Today's iv is a poem that points out only a few of the anomalies of the English language.

The English Lesson
attributed to Richard Krogh

We'll begin with box, and the plural is boxes;
But the plural of ox should be oxen, not oxes.
Then one fowl is goose, but two are called geese
Yet the plural of moose should never be meese.

You may find a lone mouse or a whole lot of mice,
But the plural of house is houses, not hice.
If the plural of man is always called men,
When couldn't the plural of pan be called pen?

The cow in the plural may be cows or kine,
But the plural of vow is vows, not vine.
And I speak of a foot, and you show me your feet,
But I give a boot - would a pair be called beet?

If one is a tooth and a whole set are teeth,
Why shouldn't the plural of booth be called beeth?
If the singular is this and plural is these,
Why shouldn't the plural of kiss be nicknamed kese?

Then one may be that, and three may be those,
Yet the plural of hat would never be hose;
We speak of a brother, and also of brethren,
But though we say mother, we never say methren.

The masculine pronouns are he, his and him,
But imagine the feminine she, shis, and shim!
So our English, I think you will all agree,
Is the trickiest language you ever did see.

I take it you already know
Of tough and bough and cough and dough?
Others may stumble, but not you
On hiccough, thorough, slough, and through?

Well done! And now you wish, perhaps
To learn of less familiar traps?
Beware of heard, a dreadful word
That looks like beard and sounds like bird.

And dead; it's said like bed, not bead;
For goodness sake, don't call it deed!
Watch out for meat and great and threat,
(they rhyme with suite and straight and debt)

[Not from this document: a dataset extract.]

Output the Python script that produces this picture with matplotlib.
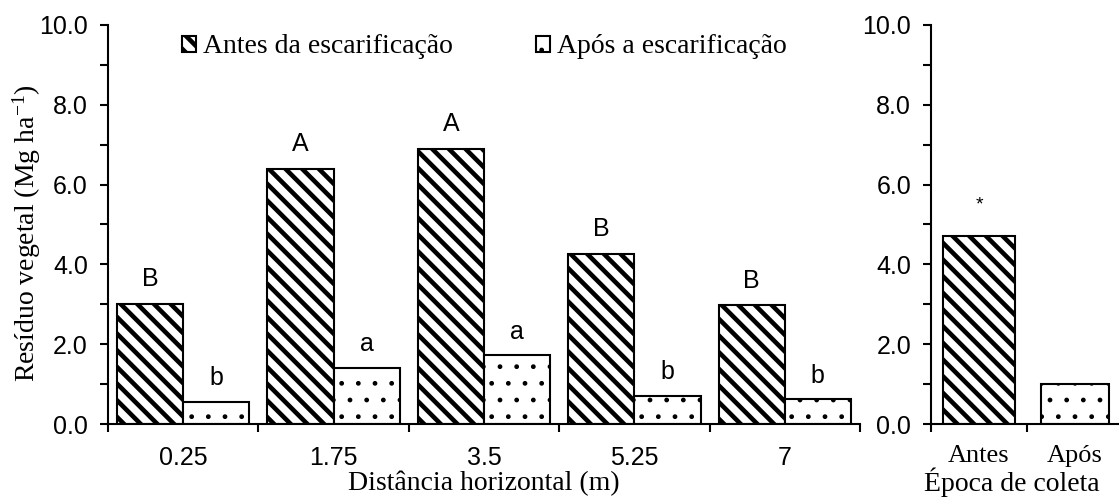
import numpy as np
import matplotlib.pyplot as plt
from matplotlib.ticker import MultipleLocator, FormatStrFormatter

plt.rcParams['hatch.color'] = 'black'
plt.rcParams['mathtext.default'] = 'regular'

serif = ['Liberation Serif', 'DejaVu Serif']
sans = ['Liberation Sans', 'DejaVu Sans']

# residue by horizontal distance
distancias = ['0.25', '1.75', '3.5', '5.25', '7']
antes = [3.02, 6.4, 6.9, 4.27, 2.97]
apos = [0.55, 1.4, 1.72, 0.7, 0.62]
letras_antes = ['B', 'A', 'A', 'B', 'B']
letras_apos = ['b', 'a', 'a', 'b', 'b']

# residue by sampling time
epocas = ['Antes', 'Após']
media_epoca = [4.72, 1.0]

STRIPE_LW = 3.3
DOT_LW = 1.0
TICK_LEN = 5.8


def hatched_bar(ax, x, h, w, hatch, hlw, **kw):
    with plt.rc_context({'hatch.linewidth': hlw}):
        bars = ax.bar(x, h, w, color='white', edgecolor='black', linewidth=1.5,
                      hatch=hatch, **kw)
    for p in bars:
        if hasattr(p, 'set_hatch_linewidth'):
            p.set_hatch_linewidth(hlw)
    return bars


fig = plt.figure(figsize=(11.19, 4.98), dpi=100)
ax = fig.add_axes([108 / 1119, 74 / 498, 752 / 1119, 399 / 498])
ax2 = fig.add_axes([931 / 1119, 74 / 498, 192 / 1119, 399 / 498])

x = np.arange(len(distancias))
w = 0.44
b1 = hatched_bar(ax, x - w / 2, antes, w, '\\\\', STRIPE_LW, label='Antes da escarificação')
b2 = hatched_bar(ax, x + w / 2, apos, w, '.', DOT_LW, label='Após a escarificação')

for i in range(len(x)):
    ax.text(x[i] - w / 2, antes[i] + 0.45, letras_antes[i], ha='center', va='baseline',
            fontsize=18, family=sans)
    ax.text(x[i] + w / 2, apos[i] + 0.42, letras_apos[i], ha='center', va='baseline',
            fontsize=18, family=sans)

ax.set_xlim(-0.5, len(x) - 0.5)
ax.set_xticks(x)
ax.set_xticklabels(distancias, family=sans, fontsize=18)
ax.set_xticks(np.arange(len(x) + 1) - 0.5, minor=True)
ax.tick_params(axis='x', which='major', length=0, pad=16)
ax.tick_params(axis='x', which='minor', length=TICK_LEN, width=1.5, direction='out')
ax.set_xlabel('Distância horizontal (m)', family=serif, fontsize=20, va='baseline')
ax.xaxis.set_label_coords(0.5, -0.165)

x2 = np.arange(len(epocas))
hatched_bar(ax2, x2[0], media_epoca[0], 0.74, '\\\\', STRIPE_LW)
hatched_bar(ax2, x2[1], media_epoca[1], 0.70, '.', DOT_LW)
ax2.text(x2[0], media_epoca[0] + 0.78, '*', ha='center', va='center', fontsize=14,
         family=sans)
ax2.set_xlim(-0.5, 1.5)
ax2.set_xticks(x2)
ax2.set_xticklabels(epocas, family=serif, fontsize=19)
ax2.set_xticks([-0.5, 0.5, 1.5], minor=True)
ax2.tick_params(axis='x', which='major', length=0, pad=15)
ax2.tick_params(axis='x', which='minor', length=TICK_LEN, width=1.5, direction='out')
ax2.set_xlabel('Época de coleta', family=serif, fontsize=20, va='baseline')
ax2.xaxis.set_label_coords(0.42, -0.168)

for a in (ax, ax2):
    a.set_ylim(0, 10)
    a.yaxis.set_major_locator(MultipleLocator(2))
    a.yaxis.set_minor_locator(MultipleLocator(1))
    a.yaxis.set_major_formatter(FormatStrFormatter('%.1f'))
    a.tick_params(axis='y', which='both', length=TICK_LEN, width=1.5, direction='out',
                  pad=8.6)
    for lab in a.get_yticklabels():
        lab.set_family(sans)
        lab.set_fontsize(18)
    a.spines['top'].set_visible(False)
    a.spines['right'].set_visible(False)
    a.spines['left'].set_linewidth(1.5)
    a.spines['bottom'].set_linewidth(1.5)

ax.set_ylabel('Resíduo vegetal (Mg ha$^{-1}$)', family=serif, fontsize=20, va='center')
ax.yaxis.set_label_coords(-0.108, 0.477)

leg = ax.legend(handles=[b1, b2], loc='center', bbox_to_anchor=(0.5, 0.945), ncol=2,
                frameon=False, prop={'family': serif, 'size': 20}, handlelength=0.5,
                handleheight=0.5, handletextpad=0.25, columnspacing=3.0)
for h, lw in zip(leg.legend_handles, (STRIPE_LW, DOT_LW)):
    if hasattr(h, 'set_hatch_linewidth'):
        h.set_hatch_linewidth(lw)

fig.savefig('out.png', dpi=100)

A moth is not a moth in mother.
Nor both in bother, broth in brother.
And here is not a match for there.
And dear and fear for bear and pear.

And then there's dose and rose and lose --
Just look them up -- and goose and choose.
And cork and work and card and ward,
And font and front and word and sword.

And do and go, then thwart and cart.
Come, come, I've hardly made a start.
A dreadful language? Why, man alive,
I'd learned to talk it when I was five,

And yet to write it, the more I tried,
I hadn't learned it at fifty-five!


Our classes are going fine, and our social lives are quite active. We've been invited out to dinner every night this week except Wednesday by students or others here whom we have gotten to know. And dinner engagements for next week have already begun, with Monday already planned.

My wife Becka started getting a cold the other day, and she is sure that it has now gone into a sinus infection. She had brought along a prescription of antibiotic that her doctor back home gave her before the trip, and so she has begun to take that medication. I have completed my Chinese medicine. Phew! I really do feel much better now, and I'm especially happy to have finished the medicine!


"One day every knee will bow. Those who see things as they really are are on their knees now." - Dr. Drew Conley

=^..^= =^..^= =^..^=

If a parsley farmer is sued, can they garnish his wages?